Computers (Broadband)
Just like a CB antenna, the size of your antenna depends on the frequency you're going for. When you tune your antenna, all you're doing is making it longer or shorter to match the "size" of your wavelength. On your CB radio the size of your wave is about 36 feet tall, (yes, it's that big.) We can still "see" that signal with an antenna length of 25% of full. That's where the Stainless whips come in. They work well, because they match well to the physical length of that 36 foot tall wave.
Now lets talk about our WiFi. The wavelength of our 2.4GHz signal is only about 4 inches tall. We have to work around this length. We can play around with a quarter of this length, (that's why the little stub in your cantenna is ~1" - same thing as your CB - Right? hehe - he said stub. ). Changing the can size of your cantenna is kind of like changing your antenna length of your CB. Move it a little bit, things change a lot, and not always for the better.

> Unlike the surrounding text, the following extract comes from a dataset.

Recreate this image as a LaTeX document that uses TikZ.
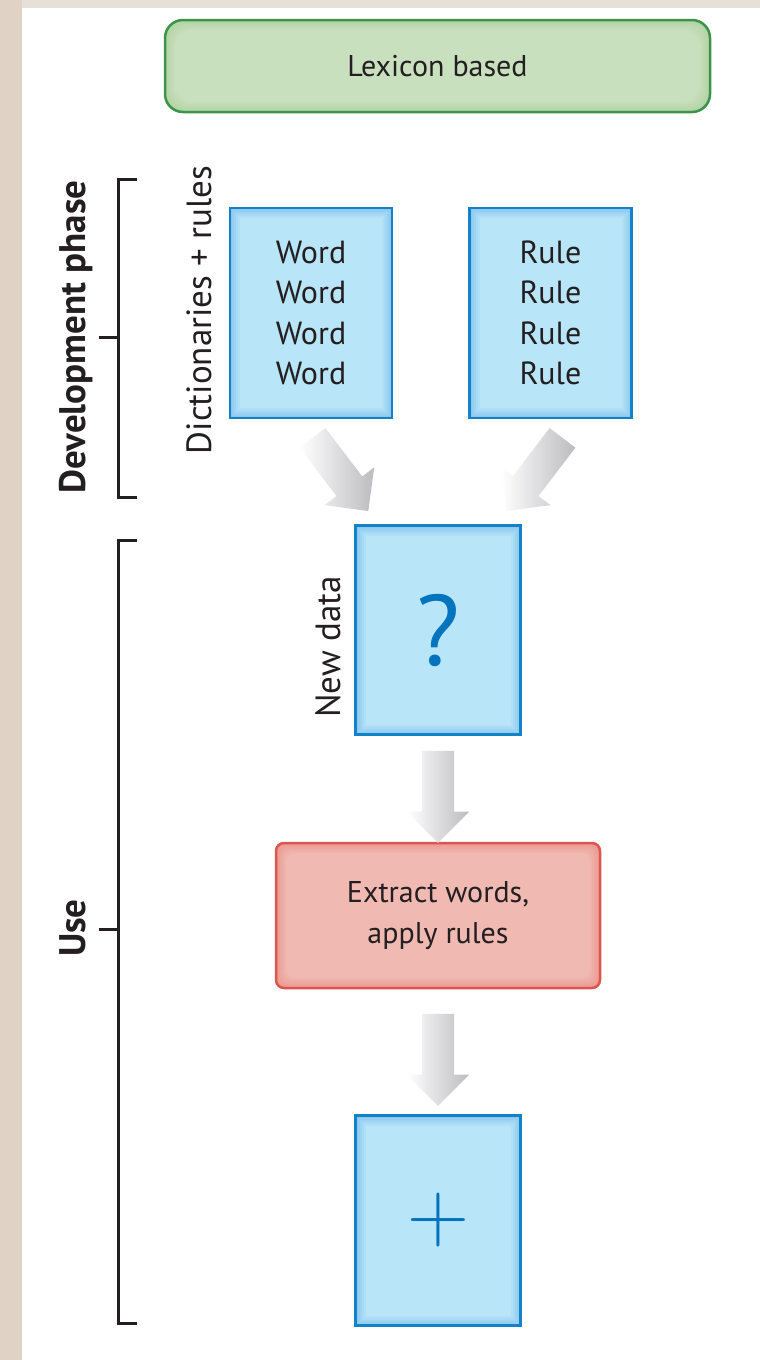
\documentclass[tikz,border=0pt]{standalone}
\usepackage{fontspec}
\setsansfont{PT Sans}
\renewcommand{\familydefault}{\sfdefault}
\usetikzlibrary{positioning,shapes.arrows,calc}

\definecolor{inkgray}{HTML}{231F20}
\definecolor{pagebg}{HTML}{E0D3C6}
\definecolor{topbg}{HTML}{E7E0D6}
\definecolor{lexfill}{HTML}{C9E0BE}
\definecolor{lexedge}{HTML}{B3D4A6}
\definecolor{lexline}{HTML}{3C9448}
\definecolor{boxfill}{HTML}{B9E5F9}
\definecolor{boxedge}{HTML}{8CC8EE}
\definecolor{boxline}{HTML}{1482C8}
\definecolor{redfill}{HTML}{F0B9B2}
\definecolor{rededge}{HTML}{EC9A90}
\definecolor{redline}{HTML}{DC5550}
\definecolor{qblue}{HTML}{0074BE}
\definecolor{arrowgray}{HTML}{BCBCC0}

\tikzset{
  glow/.style 2 args={path picture={
    \foreach \d/\p in {0/100,2/80,4/60,6/40,8/20,10/0}
      \fill[#1!\p!#2] ([shift={(\d pt,-\d pt)}]path picture bounding box.north west)
        rectangle ([shift={(-\d pt,\d pt)}]path picture bounding box.south east);
  }},
}

\begin{document}
\begin{tikzpicture}[x=1pt,y=-1pt,
  every node/.style={text=inkgray,font=\fontsize{30}{40.5}\selectfont},
  lexbox/.style={draw=lexline,line width=2.5pt,fill=lexfill,rounded corners=18pt,
    minimum width=545pt,minimum height=92pt,glow={lexedge}{lexfill}},
  box/.style={draw=boxline,line width=2.5pt,fill=boxfill,minimum width=162pt,
    minimum height=210pt,align=center,glow={boxedge}{boxfill}},
  stepbox/.style={draw=redline,line width=2.5pt,fill=redfill,rounded corners=8pt,
    minimum width=324pt,minimum height=145pt,align=center,glow={rededge}{redfill}},
  side/.style={rotate=90,inner sep=0pt,font=\fontsize{35}{40}\selectfont},
  phase/.style={rotate=90,inner sep=0pt,font=\fontsize{37}{40}\selectfont\bfseries},
  bracket/.style={line width=3pt,draw=inkgray},
  fatarrow/.style={single arrow,draw=none,inner sep=0pt,inner ysep=16pt,
    single arrow head extend=15pt,minimum height=92pt,left color=white,right color=arrowgray}]

  \useasboundingbox (0,0) rectangle (760,1360);
  \fill[pagebg] (0,0) rectangle (760,1360);
  \fill[topbg] (22,0) rectangle (760,8);
  \fill[white] (22,8) rectangle (760,1360);

  \node[lexbox] (lex) at (437.5,66) {Lexicon based};

  \node[box,font=\fontsize{32}{40.5}\selectfont] (words) at (311,313) {Word\\Word\\Word\\Word};
  \node[box,font=\fontsize{32}{40.5}\selectfont,right=75pt of words] (rules) {Rule\\Rule\\Rule\\Rule};
  \node[stepbox] (extract) at (438,915.5) {Extract words,\\apply rules};
  \node[box,above=106pt of extract,minimum width=165pt,minimum height=209pt] (new)
    {\textcolor{qblue}{\fontsize{100}{100}\selectfont ?}};
  \node[box,below=125pt of extract,minimum width=165pt] (result)
    {\textcolor{qblue}{\rmfamily\fontsize{86}{86}\selectfont +}};

  \node[side] (dict) at (199,310) {Dictionaries + rules};
  \node[side] (newlbl) at (328,647) {New data};
  \node[phase] (dev) at (76,337) {Development phase};
  \node[phase] (use) at (73,928) {Use};

  \draw[bracket] (137,179) -| (118,497) -- (137,497);
  \draw[bracket] (99,337) -- (118,337);
  \draw[bracket] (137,540) -| (118,1323) -- (137,1323);
  \draw[bracket] (99,929) -- (118,929);

  \node[fatarrow,rotate=-52.7] (la) at (335.5,468) {};
  \node[fatarrow,rotate=-127.3] (ra) at (539.5,468) {};
  \node[fatarrow,rotate=-90] (da) at ($(new.south)!0.5!(extract.north)$) {};
  \node[fatarrow,rotate=-90] (db) at ($(extract.south)!0.5!(result.north)$) {};

\end{tikzpicture}
\end{document}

To get more gain, in both Tx and Rx, the easiest way is to point it into a dish - like a satellite dish. The problem with this is, it can give us too much gain. Take something everyone knows - a lazer pointer. Sit in the living room and point the red dot on the wall 10' away and you can hold it on a quarter. Then go outside and hold it on a quarter that's 1 mile away. Even if you could see it, there's no way to hold that point. The cantenna has good gain figures for using it handheld. What we are doing with that tube is changing the signal by pointing it, just like a flashlight. One of the problem I see with the cantenna is they are taking a vertical signal and making it circular, and then trying to talk to a verticle signal. It's like pointing a flashlight into a fogbank. Some of the light gets through, but it's faded. A loose rule of thimb is -3dB, or half your signal is lost. Not the best for data transfer. I'm trying to build something that will improve this. It's kind of tough, because I can't find anyone that's tackled this problem from the way I'm trying.
If you want to improve on the basic cantenna design, don't plug cantenna into Google - plug in the keywords, "waveguide antenna".